В отличие от Булгакова и Шмелева, в основе художественных позиций которых лежит христианское мировоззрение, Пильняк опирается на более древний пласт культуры — язычество, становящееся основой его художественного мировоззрения и первоисточником ряда идей, выделенных нами в тексте романа «Голый год». Как мы уже упоминали, одной из наиболее существенных тем романа, во многом формирующих всю его идейную структуру, становится мотив девичества и материнства, связанный с образом Девы Марии, который в свою очередь восходит к образу Матери-Земли.

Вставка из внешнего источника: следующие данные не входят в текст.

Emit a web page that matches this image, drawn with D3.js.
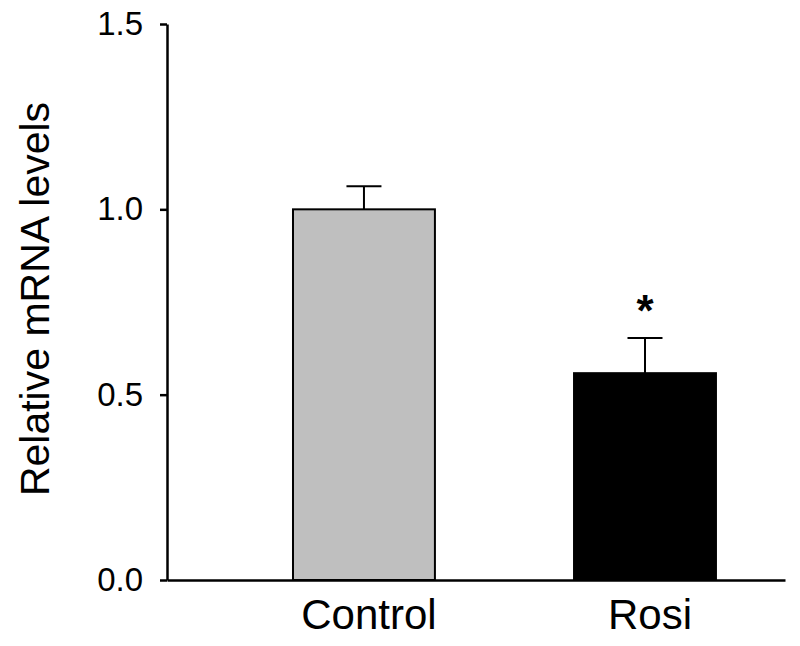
<!DOCTYPE html>
<html>
<head>
<meta charset="utf-8">
<script src="https://cdn.jsdelivr.net/npm/d3@7"></script>
<style>
  body { margin: 0; background: #fff; }
  text { font-family: "Liberation Sans", Arial, sans-serif; fill: #000; }
  .axis path, .axis line { stroke: #000; stroke-width: 2.5; }
</style>
</head>
<body>
<script>
//data
const categories = ["Control", "Rosi"];
const values = [1.0, 0.558];
const errors = [0.062, 0.095];
const barColors = ["#bfbfbf", "#000000"];
const yTicks = [0, 0.5, 1.0, 1.5];
const significant = [false, true];

const w = 800;
const h = 646;

const data = categories.map((c, i) => ({
    cat: c, val: values[i], err: errors[i], color: barColors[i], sig: significant[i]
}));

//scales
const xScale = d3.scaleBand()
    .domain(categories)
    .range([167, 785])
    .paddingInner(0.495)
    .paddingOuter(0.347)
    .align(0.646);

const yScale = d3.scaleLinear()
    .domain([0, 1.5])
    .range([580, 24]);

const svg = d3.select("body")
    .append("svg")
    .attr("width", w)
    .attr("height", h);

//bars
svg.selectAll(".bar")
    .data(data)
    .enter()
    .append("rect")
    .attr("class", "bar")
    .attr("x", d => xScale(d.cat))
    .attr("y", d => yScale(d.val))
    .attr("width", xScale.bandwidth())
    .attr("height", d => yScale(0) - yScale(d.val))
    .attr("fill", d => d.color)
    .attr("stroke", "#000")
    .attr("stroke-width", 2);

//error bars (upper only)
const cx = d => xScale(d.cat) + xScale.bandwidth() / 2;
const capW = 35;

svg.selectAll(".err")
    .data(data)
    .enter()
    .append("line")
    .attr("x1", cx)
    .attr("x2", cx)
    .attr("y1", d => yScale(d.val))
    .attr("y2", d => yScale(d.val + d.err))
    .attr("stroke", "#000")
    .attr("stroke-width", 2);

svg.selectAll(".cap")
    .data(data)
    .enter()
    .append("line")
    .attr("x1", d => cx(d) - capW / 2)
    .attr("x2", d => cx(d) + capW / 2)
    .attr("y1", d => yScale(d.val + d.err))
    .attr("y2", d => yScale(d.val + d.err))
    .attr("stroke", "#000")
    .attr("stroke-width", 2);

//significance star
svg.selectAll(".star")
    .data(data.filter(d => d.sig))
    .enter()
    .append("text")
    .attr("x", cx)
    .attr("y", d => yScale(d.val + d.err) - 12)
    .attr("text-anchor", "middle")
    .style("font-size", "44px")
    .style("font-weight", "bold")
    .text("*");

//axes
const bottomAxis = d3.axisBottom(xScale)
    .tickSize(0)
    .tickPadding(19);

const leftAxis = d3.axisLeft(yScale)
    .tickValues(yTicks)
    .tickFormat(d3.format(".1f"))
    .tickSizeInner(7)
    .tickSizeOuter(0)
    .tickPadding(17);

svg.append("g")
    .attr("class", "axis")
    .attr("transform", "translate(0," + yScale(0) + ")")
    .call(bottomAxis)
    .selectAll("text")
    .attr("dx", 5)
    .style("font-size", "42px");

svg.append("g")
    .attr("class", "axis")
    .attr("transform", "translate(167,0)")
    .call(leftAxis)
    .selectAll("text")
    .style("font-size", "33px");

svg.selectAll(".axis text").attr("font-family", null);

//y axis title
svg.append("text")
    .attr("transform", "translate(49,299) rotate(-90)")
    .attr("text-anchor", "middle")
    .style("font-size", "41px")
    .text("Relative mRNA levels");
</script>
</body>
</html>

Для Булгакова революция и гражданская война — это очередной виток истории, развивающейся по спирали между Рождеством и Апокалипсисом, очередной «конец света», за которым последует светлое возрождение, а точнее, перерождение человечества. Для Шмелева, который ближе к каноническим основам православия, происходящие в стране события — итог человеческой жизни, истории и судьбы России, расплата за содеянное и жертвенное очищение избранных перед лицом хаоса и неизвестности. А у Пильняка революция — ключевая точка исторического цикла, возвращающая к основам, но не имеющая права претендовать на изменение исконного миропорядка.